= Task description =
Everything from the line containing "Output the Python" through the line containing "so4 = [0.0, 0.072, 0.093, 0.123, 0.164, 0.172]" should be repeated exactly, and nothing else from the data.

= Provided information =
==================================================
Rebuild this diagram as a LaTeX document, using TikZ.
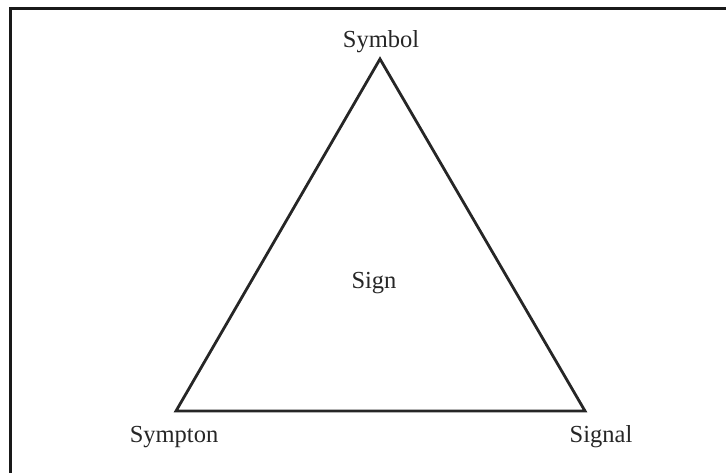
==================================================
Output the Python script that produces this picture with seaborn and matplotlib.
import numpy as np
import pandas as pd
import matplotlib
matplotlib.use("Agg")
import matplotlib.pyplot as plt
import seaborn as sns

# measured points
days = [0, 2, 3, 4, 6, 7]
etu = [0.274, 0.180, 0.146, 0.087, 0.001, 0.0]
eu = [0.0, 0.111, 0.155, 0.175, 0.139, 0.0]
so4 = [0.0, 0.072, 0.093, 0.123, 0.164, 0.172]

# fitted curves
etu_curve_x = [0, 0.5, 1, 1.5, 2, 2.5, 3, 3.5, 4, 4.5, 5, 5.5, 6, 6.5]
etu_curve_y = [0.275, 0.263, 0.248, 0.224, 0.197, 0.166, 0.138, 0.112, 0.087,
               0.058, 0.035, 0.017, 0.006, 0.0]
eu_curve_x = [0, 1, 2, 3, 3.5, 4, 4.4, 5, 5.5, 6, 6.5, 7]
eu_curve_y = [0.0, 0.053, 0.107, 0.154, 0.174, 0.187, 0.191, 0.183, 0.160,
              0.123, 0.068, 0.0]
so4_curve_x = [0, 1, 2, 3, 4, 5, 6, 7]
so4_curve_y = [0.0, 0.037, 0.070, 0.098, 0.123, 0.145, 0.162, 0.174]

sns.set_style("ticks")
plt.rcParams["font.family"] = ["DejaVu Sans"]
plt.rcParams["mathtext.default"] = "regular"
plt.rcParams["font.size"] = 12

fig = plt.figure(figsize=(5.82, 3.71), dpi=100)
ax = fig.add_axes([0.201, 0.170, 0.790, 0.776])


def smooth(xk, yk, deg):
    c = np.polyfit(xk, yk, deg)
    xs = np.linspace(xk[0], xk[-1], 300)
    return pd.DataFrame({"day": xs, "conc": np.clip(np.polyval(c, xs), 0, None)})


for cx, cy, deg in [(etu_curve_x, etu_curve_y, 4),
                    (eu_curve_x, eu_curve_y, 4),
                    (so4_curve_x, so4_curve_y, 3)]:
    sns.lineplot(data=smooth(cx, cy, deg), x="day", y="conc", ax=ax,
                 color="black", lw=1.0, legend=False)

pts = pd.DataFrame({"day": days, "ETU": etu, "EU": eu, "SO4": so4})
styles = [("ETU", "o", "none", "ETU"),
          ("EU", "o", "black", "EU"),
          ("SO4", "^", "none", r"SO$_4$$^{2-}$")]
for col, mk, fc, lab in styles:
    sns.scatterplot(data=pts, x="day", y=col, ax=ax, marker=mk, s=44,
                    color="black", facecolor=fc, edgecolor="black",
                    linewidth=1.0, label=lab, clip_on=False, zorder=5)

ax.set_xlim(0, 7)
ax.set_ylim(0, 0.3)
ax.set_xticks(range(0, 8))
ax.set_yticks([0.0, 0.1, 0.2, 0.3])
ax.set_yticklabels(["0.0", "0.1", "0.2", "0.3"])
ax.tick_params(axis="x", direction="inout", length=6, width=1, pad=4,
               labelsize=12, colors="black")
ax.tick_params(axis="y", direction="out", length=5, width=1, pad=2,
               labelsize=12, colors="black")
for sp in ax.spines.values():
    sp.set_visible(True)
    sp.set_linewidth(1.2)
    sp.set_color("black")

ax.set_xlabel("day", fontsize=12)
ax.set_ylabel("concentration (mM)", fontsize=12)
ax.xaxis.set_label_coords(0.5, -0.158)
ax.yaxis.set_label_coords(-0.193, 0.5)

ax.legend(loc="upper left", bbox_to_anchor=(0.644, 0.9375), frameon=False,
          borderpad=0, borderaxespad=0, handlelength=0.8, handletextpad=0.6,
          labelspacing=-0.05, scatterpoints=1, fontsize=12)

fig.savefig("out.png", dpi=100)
==================================================
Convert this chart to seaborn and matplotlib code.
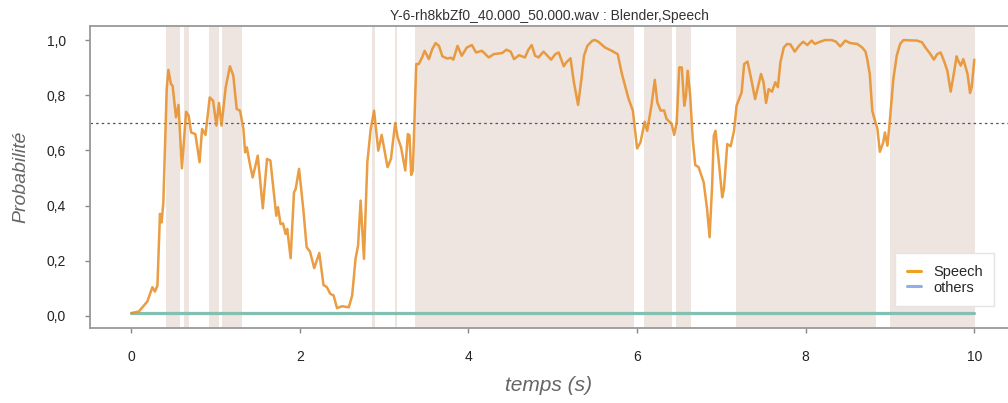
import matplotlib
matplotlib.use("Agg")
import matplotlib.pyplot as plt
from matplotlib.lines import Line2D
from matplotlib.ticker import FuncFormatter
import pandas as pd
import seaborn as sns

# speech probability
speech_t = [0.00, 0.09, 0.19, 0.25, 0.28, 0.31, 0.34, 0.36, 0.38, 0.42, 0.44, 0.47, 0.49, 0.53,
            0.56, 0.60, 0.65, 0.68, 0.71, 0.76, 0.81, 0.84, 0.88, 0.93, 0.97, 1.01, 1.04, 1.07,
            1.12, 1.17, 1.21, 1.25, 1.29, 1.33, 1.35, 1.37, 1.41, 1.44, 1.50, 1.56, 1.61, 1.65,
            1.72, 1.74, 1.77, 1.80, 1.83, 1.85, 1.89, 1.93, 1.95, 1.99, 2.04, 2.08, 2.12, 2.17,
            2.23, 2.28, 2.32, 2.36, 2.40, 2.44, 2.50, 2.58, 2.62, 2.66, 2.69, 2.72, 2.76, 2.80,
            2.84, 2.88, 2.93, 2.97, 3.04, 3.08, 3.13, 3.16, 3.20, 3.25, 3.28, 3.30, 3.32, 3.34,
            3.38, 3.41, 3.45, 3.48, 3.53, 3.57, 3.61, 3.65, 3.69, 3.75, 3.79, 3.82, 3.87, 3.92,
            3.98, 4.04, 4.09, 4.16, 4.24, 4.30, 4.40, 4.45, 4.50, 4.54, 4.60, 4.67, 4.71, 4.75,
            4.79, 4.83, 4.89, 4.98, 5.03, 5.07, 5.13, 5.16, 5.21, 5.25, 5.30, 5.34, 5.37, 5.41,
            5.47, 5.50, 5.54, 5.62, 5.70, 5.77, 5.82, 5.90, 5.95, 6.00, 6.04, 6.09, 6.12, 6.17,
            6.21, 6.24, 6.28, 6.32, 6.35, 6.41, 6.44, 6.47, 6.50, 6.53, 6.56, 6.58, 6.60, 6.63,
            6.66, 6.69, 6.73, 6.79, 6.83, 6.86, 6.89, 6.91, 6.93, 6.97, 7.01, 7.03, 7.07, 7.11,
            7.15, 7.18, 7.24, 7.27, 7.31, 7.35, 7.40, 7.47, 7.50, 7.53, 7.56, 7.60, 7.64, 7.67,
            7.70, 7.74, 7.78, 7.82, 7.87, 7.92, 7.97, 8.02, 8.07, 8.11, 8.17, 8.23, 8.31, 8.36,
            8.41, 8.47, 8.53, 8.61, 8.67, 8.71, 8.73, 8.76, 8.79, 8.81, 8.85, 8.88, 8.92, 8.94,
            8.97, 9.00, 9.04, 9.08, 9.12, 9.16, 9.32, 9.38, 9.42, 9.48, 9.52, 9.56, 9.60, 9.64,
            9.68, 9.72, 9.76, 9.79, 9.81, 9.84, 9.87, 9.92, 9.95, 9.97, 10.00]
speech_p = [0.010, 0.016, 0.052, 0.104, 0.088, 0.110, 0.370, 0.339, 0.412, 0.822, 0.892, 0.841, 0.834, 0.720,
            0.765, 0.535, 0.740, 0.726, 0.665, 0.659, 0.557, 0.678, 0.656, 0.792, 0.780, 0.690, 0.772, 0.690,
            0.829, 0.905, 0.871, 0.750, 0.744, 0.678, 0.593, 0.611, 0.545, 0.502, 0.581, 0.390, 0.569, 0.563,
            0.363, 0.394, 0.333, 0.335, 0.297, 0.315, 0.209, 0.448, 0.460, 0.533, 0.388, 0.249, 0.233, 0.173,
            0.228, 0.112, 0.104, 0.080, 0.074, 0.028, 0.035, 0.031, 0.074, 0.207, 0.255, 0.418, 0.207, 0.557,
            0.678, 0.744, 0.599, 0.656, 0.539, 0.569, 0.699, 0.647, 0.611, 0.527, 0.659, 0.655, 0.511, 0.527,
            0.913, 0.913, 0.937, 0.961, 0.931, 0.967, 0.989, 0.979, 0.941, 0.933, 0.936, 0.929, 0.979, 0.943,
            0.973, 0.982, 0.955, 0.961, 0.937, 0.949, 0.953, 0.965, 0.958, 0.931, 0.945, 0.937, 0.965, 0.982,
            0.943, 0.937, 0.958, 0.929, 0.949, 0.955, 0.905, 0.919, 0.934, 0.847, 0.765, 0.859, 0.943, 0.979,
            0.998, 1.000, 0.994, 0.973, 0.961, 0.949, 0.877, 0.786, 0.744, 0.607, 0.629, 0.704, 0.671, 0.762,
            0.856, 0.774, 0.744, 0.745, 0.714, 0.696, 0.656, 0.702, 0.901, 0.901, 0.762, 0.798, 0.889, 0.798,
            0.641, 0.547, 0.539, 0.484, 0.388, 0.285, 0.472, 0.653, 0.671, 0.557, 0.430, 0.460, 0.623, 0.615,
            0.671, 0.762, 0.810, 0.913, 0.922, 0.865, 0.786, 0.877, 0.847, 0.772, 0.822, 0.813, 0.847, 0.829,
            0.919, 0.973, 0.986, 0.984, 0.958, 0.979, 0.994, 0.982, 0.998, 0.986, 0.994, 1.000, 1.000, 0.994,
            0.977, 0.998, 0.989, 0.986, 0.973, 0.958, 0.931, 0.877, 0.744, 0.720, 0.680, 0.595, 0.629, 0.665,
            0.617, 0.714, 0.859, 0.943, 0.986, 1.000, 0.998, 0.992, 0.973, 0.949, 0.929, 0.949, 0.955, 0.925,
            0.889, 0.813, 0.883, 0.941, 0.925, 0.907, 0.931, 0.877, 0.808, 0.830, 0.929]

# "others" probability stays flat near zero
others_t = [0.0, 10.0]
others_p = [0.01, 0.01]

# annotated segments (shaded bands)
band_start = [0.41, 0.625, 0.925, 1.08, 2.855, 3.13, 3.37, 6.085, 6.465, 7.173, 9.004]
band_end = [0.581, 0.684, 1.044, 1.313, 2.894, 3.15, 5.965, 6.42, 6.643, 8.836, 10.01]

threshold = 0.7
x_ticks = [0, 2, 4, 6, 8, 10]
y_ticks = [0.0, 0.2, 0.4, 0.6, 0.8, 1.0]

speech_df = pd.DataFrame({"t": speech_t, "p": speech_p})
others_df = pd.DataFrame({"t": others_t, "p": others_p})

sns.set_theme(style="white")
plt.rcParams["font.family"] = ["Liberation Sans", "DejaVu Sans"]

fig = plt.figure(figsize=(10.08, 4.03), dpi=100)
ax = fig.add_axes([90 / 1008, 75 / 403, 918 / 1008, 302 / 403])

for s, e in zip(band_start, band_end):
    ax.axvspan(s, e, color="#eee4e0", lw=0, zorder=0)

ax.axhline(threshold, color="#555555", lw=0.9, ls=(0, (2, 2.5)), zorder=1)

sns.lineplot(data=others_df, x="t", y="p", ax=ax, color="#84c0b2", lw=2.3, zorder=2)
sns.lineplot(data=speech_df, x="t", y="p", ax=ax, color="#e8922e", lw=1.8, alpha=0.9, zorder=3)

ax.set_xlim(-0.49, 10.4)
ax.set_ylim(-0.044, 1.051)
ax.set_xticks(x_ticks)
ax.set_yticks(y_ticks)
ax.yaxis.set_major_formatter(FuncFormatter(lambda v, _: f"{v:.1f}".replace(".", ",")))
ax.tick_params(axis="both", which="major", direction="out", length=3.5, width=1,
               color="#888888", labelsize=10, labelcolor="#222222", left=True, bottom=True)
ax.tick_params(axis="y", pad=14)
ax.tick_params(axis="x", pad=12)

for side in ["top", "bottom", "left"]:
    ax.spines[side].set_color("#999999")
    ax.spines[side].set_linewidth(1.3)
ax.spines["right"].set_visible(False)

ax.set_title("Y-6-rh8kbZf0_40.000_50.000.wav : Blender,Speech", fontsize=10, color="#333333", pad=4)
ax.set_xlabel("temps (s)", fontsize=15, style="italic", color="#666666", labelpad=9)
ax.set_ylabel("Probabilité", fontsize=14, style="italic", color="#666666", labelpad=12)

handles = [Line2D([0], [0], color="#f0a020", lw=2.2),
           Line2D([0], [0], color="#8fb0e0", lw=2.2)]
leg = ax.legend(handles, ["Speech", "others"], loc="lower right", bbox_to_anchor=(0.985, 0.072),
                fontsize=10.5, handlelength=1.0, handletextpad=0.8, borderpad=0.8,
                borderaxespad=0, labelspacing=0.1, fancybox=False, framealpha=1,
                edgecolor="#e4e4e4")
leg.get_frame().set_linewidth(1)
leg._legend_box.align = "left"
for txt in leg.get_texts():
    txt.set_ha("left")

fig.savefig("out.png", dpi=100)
==================================================
= Solution =
Output the Python script that produces this picture with seaborn and matplotlib.
import numpy as np
import pandas as pd
import matplotlib
matplotlib.use("Agg")
import matplotlib.pyplot as plt
import seaborn as sns

# measured points
days = [0, 2, 3, 4, 6, 7]
etu = [0.274, 0.180, 0.146, 0.087, 0.001, 0.0]
eu = [0.0, 0.111, 0.155, 0.175, 0.139, 0.0]
so4 = [0.0, 0.072, 0.093, 0.123, 0.164, 0.172]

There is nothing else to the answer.